The global metal fabrication market is on track for sustained expansion through the end of the decade, driven by demand from data center construction, aerospace, and infrastructure projects - but automation adoption and trade policy are creating increasingly uneven conditions across regions.
Multiple market research firms place the sector's current value at approximately USD $22-$25 billion in 2025, with projections converging on a compound annual growth rate (CAGR) in the 4-5% range through the early 2030s. According to Maximize Market Research, the market is forecast to reach USD $32.46 billion by 2032, expanding at a 4.7% CAGR from 2026 to 2032. Data Bridge Market Research projects a similar trajectory, estimating growth from USD $22.95 billion in 2024 to $33.15 billion by 2032.
Background
The fabricated metals sector - spanning cutting, bending, welding, machining, forming, and finishing operations - serves as a critical supply-chain input for construction, automotive, aerospace, and energy. After contracting in 2024, the industry has regained momentum. According to the Fabricators and Manufacturers Association (FMA), U.S. metal fabrication production could grow 5.5% in 2026 alone, compared to just 2.19% projected for 2025 and a slight contraction of 0.74% seen in 2024.
Much of that upside is attributed to a single sector. Chris Kuehl, managing director of Armada Corporate Intelligence and economic analyst for the FMA, noted that the data center construction boom has been an unexpected catalyst. "It actually shocked us a bit when we saw just how strong the fabricated metal sector was," Kuehl said, adding that computers, electronics, and data center infrastructure are among the clearest demand drivers heading into 2026.

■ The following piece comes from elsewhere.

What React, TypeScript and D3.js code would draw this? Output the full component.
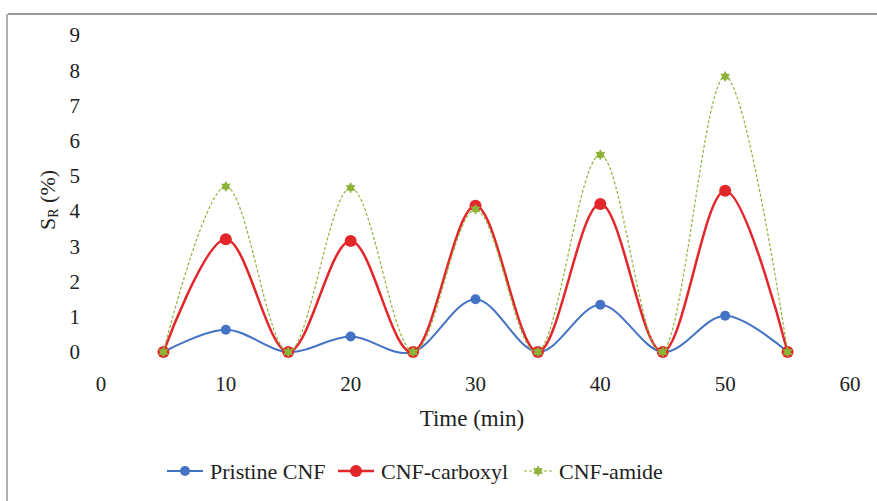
import React from 'react';
import * as d3 from 'd3';

const times = [5, 10, 15, 20, 25, 30, 35, 40, 45, 50, 55];
const pristine = [0, 0.63, 0, 0.44, 0, 1.5, 0, 1.34, 0, 1.03, 0];
const carboxyl = [0, 3.2, 0, 3.15, 0, 4.15, 0, 4.2, 0, 4.58, 0];
const amide = [0, 4.7, 0, 4.66, 0, 4.05, 0, 5.6, 0, 7.82, 0];
const xTicks = [0, 10, 20, 30, 40, 50, 60];
const yTicks = [0, 1, 2, 3, 4, 5, 6, 7, 8, 9];

const seriesList = [
  { name: 'Pristine CNF', values: pristine, color: '#4472C4', width: 2, dash: '', marker: 'circle', r: 5 },
  { name: 'CNF-carboxyl', values: carboxyl, color: '#E3262A', width: 2.5, dash: '', marker: 'circle', r: 6 },
  { name: 'CNF-amide', values: amide, color: '#8DB33A', width: 1.2, dash: '3,2', marker: 'star', r: 5 },
];

const width = 877;
const height = 501;
const font = "'Liberation Serif', 'DejaVu Serif', serif";

const Marker = ({ x, y, s }: { x: number; y: number; s: any }) => {
  if (s.marker === 'circle') {
    return <circle cx={x} cy={y} r={s.r} fill={s.color} />;
  }
  const star = d3.symbol().type(d3.symbolAsterisk).size(70)();
  return (
    <g transform={`translate(${x},${y})`}>
      <circle r={3.5} fill={s.color} />
      <path d={star || ''} stroke={s.color} strokeWidth={1.5} fill="none" />
    </g>
  );
};

const App = () => {
  const xScale = d3.scaleLinear().domain([0, 60]).range([101, 850]);
  const yScale = d3.scaleLinear().domain([0, 9]).range([352, 35]);

  const lineFn = d3
    .line<number>()
    .curve(d3.curveCardinal.tension(0))
    .x((_, i) => xScale(times[i]))
    .y((d) => yScale(d));

  // legend line start, line length
  const legendX = [167, 338, 524];
  const legendLen = [36, 36, 28];

  return (
    <div style={{ position: 'absolute', left: 0, top: 0 }}>
      <svg width={width} height={height} style={{ background: '#fff', display: 'block' }}>
        {/* frame */}
        <line x1={8} x2={width} y1={14} y2={14} stroke="#777" strokeWidth={1.5} />
        <line x1={7} x2={7} y1={14} y2={height} stroke="#999" strokeWidth={1.5} />

        {/* y ticks */}
        {yTicks.map((t) => (
          <text key={t} x={80} y={yScale(t)} dy="0.35em" textAnchor="end" fontFamily={font} fontSize={21} fill="#222">
            {t}
          </text>
        ))}
        {/* x ticks */}
        {xTicks.map((t) => (
          <text key={t} x={xScale(t)} y={384} dy="0.35em" textAnchor="middle" fontFamily={font} fontSize={21} fill="#222">
            {t}
          </text>
        ))}

        <text x={472} y={418} dy="0.35em" textAnchor="middle" fontFamily={font} fontSize={23} fill="#222">
          Time (min)
        </text>
        <text
          transform="translate(47,200) rotate(-90)"
          textAnchor="middle"
          dy="0.35em"
          fontFamily={font}
          fontSize={22}
          fill="#222"
        >
          S<tspan fontSize={14} dy="3">R</tspan>
          <tspan dy="-3"> (%)</tspan>
        </text>

        {seriesList.map((s) => (
          <g key={s.name}>
            <path d={lineFn(s.values) || ''} fill="none" stroke={s.color} strokeWidth={s.width} strokeDasharray={s.dash} />
            {s.values.map((v, i) => (
              <Marker key={i} x={xScale(times[i])} y={yScale(v)} s={s} />
            ))}
          </g>
        ))}

        {/* legend */}
        {seriesList.map((s, i) => (
          <g key={s.name} transform={`translate(${legendX[i]},471)`}>
            <line x1={0} x2={legendLen[i]} y1={0} y2={0} stroke={s.color} strokeWidth={s.width} strokeDasharray={s.dash} />
            <Marker x={legendLen[i] / 2} y={0} s={s} />
            <text x={legendLen[i] + 7} y={0} dy="0.35em" fontFamily={font} fontSize={22} fill="#222">
              {s.name}
            </text>
          </g>
        ))}
      </svg>
    </div>
  );
};

export default App;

Trade policy has added another layer of complexity. In June 2025, the Trump administration raised Section 232 tariffs on steel and aluminum to 50%, and copper was added to the same tariff program in July 2025 at an equivalent rate, according to a White House fact sheet. A Spring 2026 industry report from Corporate Finance Associates found that Section 232 tariffs remained at 50% in early 2026, supporting domestic pricing while the ISM Prices Index jumped to 78.3% in March.
Details
Regional performance varies significantly. According to Cognitive Market Research, North America accounts for more than 40% of global metal fabrication revenue, with a market size of USD $9.2 billion in 2025, supported by aerospace, defense, and growing automation investment. Asia-Pacific holds approximately 47% of the global metalworking market share, driven by rapid urbanization and large-scale manufacturing investment across China, India, and Japan, according to Global Growth Insights. Europe, capturing roughly 21-23% of global demand, leads in Industry 4.0 adoption, with France, Germany, and Italy at the forefront of integrating robotics and IoT into fabrication workflows, according to Spherical Insights.
Automation is reshaping capacity and labor dynamics across all regions. The Spring 2026 CFA industry report found that robotic welding, CNC machines, cobots, and AI-driven quality control systems are enabling cycle-time reductions of up to 30%. According to Metalworking World Magazine, approximately 101,700 industrial robots were deployed in U.S. metal fabrication operations in 2023, with projections indicating that number will more than triple by 2030.
The FMA's Forming and Fabricating Job Shop Consumption Report for Q4 2025 found robust demand for automation across nearly every major technology category - blanking, bending, welding, and information processing - with bending and welding representing the greatest automation need at 29% of respondents.
Labor shortages are accelerating that capital reallocation. According to the American Welding Society, the United States faces a projected shortfall of approximately 375,000 welders by 2026, and a Deloitte study projects a shortfall of 2.1 million manufacturing workers by 2030. The CFA Spring 2026 report noted around 60% of fabrication shops currently face shortages in advanced skill sets. Meanwhile, European and U.S. steel producers alike continue to face margin pressure from price volatility, with structural steel priced at $2,343.93 per ton in January 2026 before rising through Q1 as Nucor raised hot-rolled coil prices to $1,040 per ton by March, according to the CFA report.
Outlook
Fabricators positioned in high-growth end markets - data centers, medical equipment, aerospace - are expected to outperform peers concentrated in consumer goods or general industrial work through 2026. According to Fortune Business Insights, the global metal fabrication equipment market is projected to grow from $66.47 billion in 2026 to $90.57 billion by 2034, at a CAGR of 3.9%, underpinned by continuing Industry 4.0 investment and EV manufacturing expansion. The extent to which ongoing tariff policy stabilizes or further disrupts raw material pricing will remain a key variable for capital budgeting decisions across all regions through the second half of 2026.